A bientôt sur le blog
Bonjour,
J’essaie d’écrire l’histoire de ma vie et pour ce faire, j’envisage de prendre un nom d’emprunt afin de prendre un certain recul sur le personnage. De prime abord, cette histoire a vocation à être lue par mes enfants voire mon mari. Pensez-vous que cette façon de faire est pertinente? Il me semble que l’histoire les touchant de près, ils se sentiront moins mal à l’aise. Ai-je raison? Surtout qu’au bout du compte, si par hasard, ce document tombait entre les mains d’un étranger, je me sentirai moins contrariée….. Merci de me répondre sur le blog
Bonjour
Je suis écrivain biographe, ainsi vos questions sont parfois celles des personnes que j’aide à écrire leur vie.
Un nom d’emprunt ne suffirait pas à masquer votre réalité auprès de votre entourage.
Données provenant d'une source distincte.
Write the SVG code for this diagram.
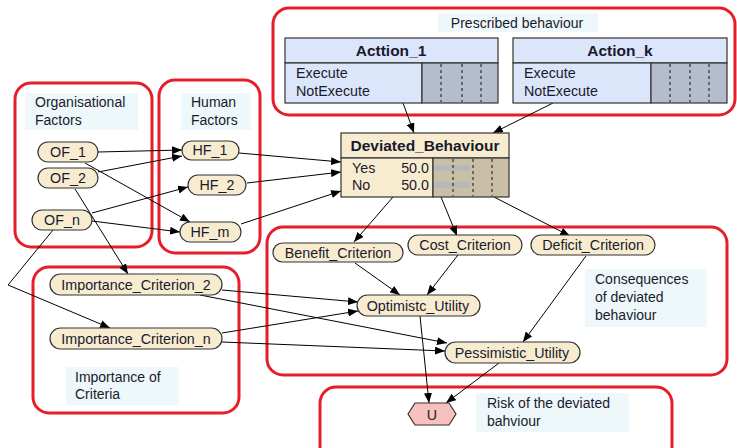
<svg xmlns="http://www.w3.org/2000/svg" width="737" height="448" viewBox="0 0 737 448">
<defs>
<marker id="ah" viewBox="0 0 10 8" refX="10" refY="4" markerWidth="10" markerHeight="8" markerUnits="userSpaceOnUse" orient="auto">
<path d="M0,0 L10,4 L0,8 z" fill="#000"/>
</marker>
<style>
.grp{fill:none;stroke:#e61e2a;stroke-width:3}
.lbl{fill:#eef8fa}
.t{font-family:"Liberation Sans",Arial,sans-serif;font-size:14.3px;fill:#1a1a2e}
.tl{font-size:14px}
.tc{text-anchor:middle}
.b{font-weight:bold;font-size:15.5px}
.pill{fill:#f8ecd0;stroke:#333;stroke-width:1.2}
.c{fill:none;stroke:#000;stroke-width:1;marker-end:url(#ah)}
.dash{stroke:#111;stroke-width:1;stroke-dasharray:3,3}
</style>
</defs>
<rect width="737" height="448" fill="#fff"/>

<!-- group boxes -->
<g id="groups">
<rect class="grp" x="273" y="8" width="462" height="107" rx="16"/>
<rect class="grp" x="15" y="83" width="137" height="164" rx="16"/>
<rect class="grp" x="159" y="80" width="101" height="173" rx="16"/>
<rect class="grp" x="33" y="267" width="206" height="146" rx="16"/>
<rect class="grp" x="267" y="227" width="460" height="148" rx="16"/>
<rect class="grp" x="320" y="387" width="352" height="75" rx="16"/>
</g>

<g id="labels">
<rect class="lbl" x="438" y="13" width="160" height="19"/>
<text class="t tl tc" x="517" y="28">Prescribed behaviour</text>
<rect class="lbl" x="25" y="93" width="113" height="37"/>
<text class="t tl" x="35" y="107">Organisational</text>
<text class="t tl" x="35" y="125">Factors</text>
<rect class="lbl" x="181" y="93" width="70" height="37"/>
<text class="t tl" x="191" y="107">Human</text>
<text class="t tl" x="191" y="125">Factors</text>
<rect class="lbl" x="66" y="367" width="113" height="38"/>
<text class="t tl" x="75" y="382">Importance of</text>
<text class="t tl" x="75" y="399">Criteria</text>
<rect class="lbl" x="585" y="269" width="122" height="58"/>
<text class="t tl" x="595" y="284">Consequences</text>
<text class="t tl" x="595" y="302">of deviated</text>
<text class="t tl" x="595" y="320">behaviour</text>
<rect class="lbl" x="476" y="393" width="153" height="39"/>
<text class="t tl" x="487" y="408">Risk of the deviated</text>
<text class="t tl" x="487" y="426">bahviour</text>
</g>

<!-- connectors -->
<g id="connectors">
<line class="c" x1="403" y1="103" x2="414" y2="133"/>
<line class="c" x1="553" y1="103" x2="493" y2="133"/>
<line class="c" x1="98" y1="152" x2="182" y2="150"/>
<line class="c" x1="98" y1="172" x2="182" y2="156"/>
<line class="c" x1="85" y1="163" x2="190" y2="222"/>
<line class="c" x1="75" y1="189" x2="128" y2="274"/>
<line class="c" x1="92" y1="213" x2="188" y2="187"/>
<line class="c" x1="92" y1="221" x2="180" y2="232"/>
<polyline class="c" points="53,230 8,285 110,328"/>
<line class="c" x1="239" y1="153" x2="341" y2="162"/>
<line class="c" x1="247" y1="183" x2="341" y2="172"/>
<line class="c" x1="241" y1="224" x2="341" y2="191"/>
<line class="c" x1="393" y1="197" x2="354" y2="242"/>
<line class="c" x1="441" y1="197" x2="457" y2="236"/>
<line class="c" x1="494" y1="197" x2="570" y2="236"/>
<line class="c" x1="355" y1="263" x2="400" y2="295"/>
<line class="c" x1="458" y1="255" x2="427" y2="295"/>
<line class="c" x1="586" y1="256" x2="523" y2="342"/>
<line class="c" x1="222" y1="290" x2="358" y2="302"/>
<line class="c" x1="200" y1="295" x2="447" y2="343"/>
<line class="c" x1="222" y1="333" x2="358" y2="311"/>
<line class="c" x1="222" y1="342" x2="445" y2="351"/>
<line class="c" x1="420" y1="316" x2="429" y2="403"/>
<line class="c" x1="499" y1="363" x2="446" y2="403"/>
</g>

<!-- table nodes -->
<g id="Acttion_1">
<rect x="285" y="38" width="213" height="25" fill="#dce6fa" stroke="#333" stroke-width="1.2"/>
<rect x="285" y="63" width="137" height="40" fill="#dce6fa" stroke="#333" stroke-width="1.2"/>
<rect x="422" y="63" width="76" height="40" fill="#b4bcce" stroke="#333" stroke-width="1.2"/>
<line class="dash" x1="441" y1="64" x2="441" y2="102"/>
<line class="dash" x1="462" y1="64" x2="462" y2="102"/>
<line class="dash" x1="481" y1="64" x2="481" y2="102"/>
<text class="t tc b" x="391" y="56">Acttion_1</text>
<text class="t" x="296" y="78">Execute</text>
<text class="t" x="296" y="96">NotExecute</text>
</g>
<g id="Action_k">
<rect x="513" y="38" width="214" height="25" fill="#dce6fa" stroke="#333" stroke-width="1.2"/>
<rect x="513" y="63" width="138" height="40" fill="#dce6fa" stroke="#333" stroke-width="1.2"/>
<rect x="651" y="63" width="76" height="40" fill="#b4bcce" stroke="#333" stroke-width="1.2"/>
<line class="dash" x1="670" y1="64" x2="670" y2="102"/>
<line class="dash" x1="690" y1="64" x2="690" y2="102"/>
<line class="dash" x1="709" y1="64" x2="709" y2="102"/>
<text class="t tc b" x="620" y="56">Action_k</text>
<text class="t" x="524" y="78">Execute</text>
<text class="t" x="524" y="96">NotExecute</text>
</g>
<g id="Deviated_Behaviour">
<rect x="341" y="133" width="168" height="25" fill="#f8ecd0" stroke="#333" stroke-width="1.2"/>
<rect x="341" y="158" width="92" height="39" fill="#f8ecd0" stroke="#333" stroke-width="1.2"/>
<rect x="433" y="158" width="76" height="39" fill="#c8bfa6" stroke="#333" stroke-width="1.2"/>
<rect x="434" y="165" width="36" height="6" fill="#b8b8b8"/>
<rect x="434" y="182" width="36" height="6" fill="#b8b8b8"/>
<line class="dash" x1="453" y1="159" x2="453" y2="196"/>
<line class="dash" x1="473" y1="159" x2="473" y2="196"/>
<line class="dash" x1="492" y1="159" x2="492" y2="196"/>
<text class="t tc b" x="425" y="151">Deviated_Behaviour</text>
<text class="t" x="352" y="173">Yes</text>
<text class="t" x="352" y="190">No</text>
<text class="t" x="429" y="173" text-anchor="end">50.0</text>
<text class="t" x="429" y="190" text-anchor="end">50.0</text>
</g>

<!-- pill nodes -->
<g id="OF_1"><rect class="pill" x="38" y="142" width="60" height="20" rx="10"/><text class="t tc" x="68" y="157">OF_1</text></g>
<g id="OF_2"><rect class="pill" x="38" y="168" width="60" height="20" rx="10"/><text class="t tc" x="68" y="183">OF_2</text></g>
<g id="OF_n"><rect class="pill" x="32" y="210" width="60" height="20" rx="10"/><text class="t tc" x="62" y="225">OF_n</text></g>
<g id="HF_1"><rect class="pill" x="182" y="141" width="57" height="19" rx="9.5"/><text class="t tc" x="210" y="155">HF_1</text></g>
<g id="HF_2"><rect class="pill" x="188" y="175" width="58" height="20" rx="10"/><text class="t tc" x="217" y="190">HF_2</text></g>
<g id="HF_m"><rect class="pill" x="180" y="222" width="61" height="20" rx="10"/><text class="t tc" x="210" y="237">HF_m</text></g>
<g id="Importance_Criterion_2"><rect class="pill" x="50" y="274" width="172" height="21" rx="10.5"/><text class="t tc" x="136" y="289.5">Importance_Criterion_2</text></g>
<g id="Importance_Criterion_n"><rect class="pill" x="50" y="328" width="172" height="21" rx="10.5"/><text class="t tc" x="136" y="343.5">Importance_Criterion_n</text></g>
<g id="Benefit_Criterion"><rect class="pill" x="273" y="243" width="130" height="19" rx="9.5"/><text class="t tc" x="338" y="257.5">Benefit_Criterion</text></g>
<g id="Cost_Criterion"><rect class="pill" x="408" y="235" width="114" height="20" rx="10"/><text class="t tc" x="465" y="250">Cost_Criterion</text></g>
<g id="Deficit_Criterion"><rect class="pill" x="531" y="235" width="124" height="20" rx="10"/><text class="t tc" x="593" y="250">Deficit_Criterion</text></g>
<g id="Optimistc_Utility"><rect class="pill" x="357" y="295" width="123" height="21" rx="10.5"/><text class="t tc" x="418" y="310.5">Optimistc_Utility</text></g>
<g id="Pessimistic_Utility"><rect class="pill" x="445" y="342" width="135" height="21" rx="10.5"/><text class="t tc" x="512" y="357.5">Pessimistic_Utility</text></g>
<g id="U"><polygon points="408,414 415,403 449,403 456,414 449,425 415,425" fill="#f9c0c0" stroke="#333" stroke-width="1.2"/><text class="t tc" x="432" y="419.5">U</text></g>
</svg>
Aucun ne serait dupe.
En revanche, que vous vous sentiez moins contrariée auprès d’un public étranger, ça c’est autre chose. Dans ce cas, le pseudonyme peut avoir son intérêt.
Bien à vous
Merci, cet article est vraiment utile !
11° … La lectrice conseille elle d’utiliser le point de vue du personnage qui a toujours le plus à perdre.
C’est à dire ? Je ne comprend pas quel est ce personnage.
Bonjour
Désolée, j’ai clarifié le point 11. De vous à moi, je ne sais pas trop ce qui s’est produit. merci d’avoir souligné cette incompréhension
L’écriture s’est avant tout un ressenti. Il y autant de styles que de cœurs qui battent. L’écriture n’est pas un certidute, la rigidité et le verbe « devoir“ ne lui vont pas au teint.Le floue existe,le doute aussi, la nuance, le le peut-être, tout ça prend une grande place dans la vie de chacun. Rien n’est jamais sûre dans une existence et c’est pareil dans une histoire et pour leurs personnages. Ceux qui ont la certitude chevillée au corps et qui savent tout avec précision, cela m’a toujours paru louche. Enfin c’est ma vison, je respecte la tienne, qui comporte du vrai d’ailleurs.les afeverbes, les verbes pauvres, pour moi ne sont pas à bannir, mais réduire leur utilisation est préférable en effet. Ta vision est quand même très radicale et définitif dans son propos. Voici un extrait ci-dessous de Victor Hugo, il y a un peu près tout ce que tu conseilles de ne pas faire.
Cosette était laide. Heureuse, elle eût peut-être été jolie. Nous avons déjà esquissé cette petite figure sombre. Cosette était maigre et blême. Elle avait près de huit ans, on lui en eût donné à peine six. Ses grands yeux enfoncés dans une sorte d’ombre profonde étaient presque éteints à force d’avoir pleuré. Les coins de sa bouche avaient cette courbe de l’angoisse habituelle, qu’on observe chez les condamnés et chez les malades désespérés. Ses mains étaient, comme sa mère l’avait deviné, « perdues d’engelures ». Le feu qui l’éclairait en ce moment faisait saillir les angles de ses os et rendait sa maigreur affreusement visible. Comme elle grelotait toujours, elle avait pris l’habitude de serrer ses deux genoux l’un contre l’autre.
Tout son vêtement n’était qu’un haillon qui eût fait pitié l’été et qui faisait horreur l’hiver. Elle n’avait sur elle que de la toile trouée ; pas un chiffon de laine. On voyait sa peau çà et là, et l’on y distinguait partout des taches bleues ou noires qui indiquaient les endroits où la Thénardier l’avait touchée. Ses jambes nues étaient rouges et grêles. Le creux de ses clavicules était à faire pleurer.
Bonjour
Aujourd’hui, les lecteurs aspirent à une écriture différente. Plus de longues descriptions par exemple comme on les trouve dans les classiques. Ce n’est pas moi qui le dis, c’est un fait. Et donc ma position n’est en rien radicale.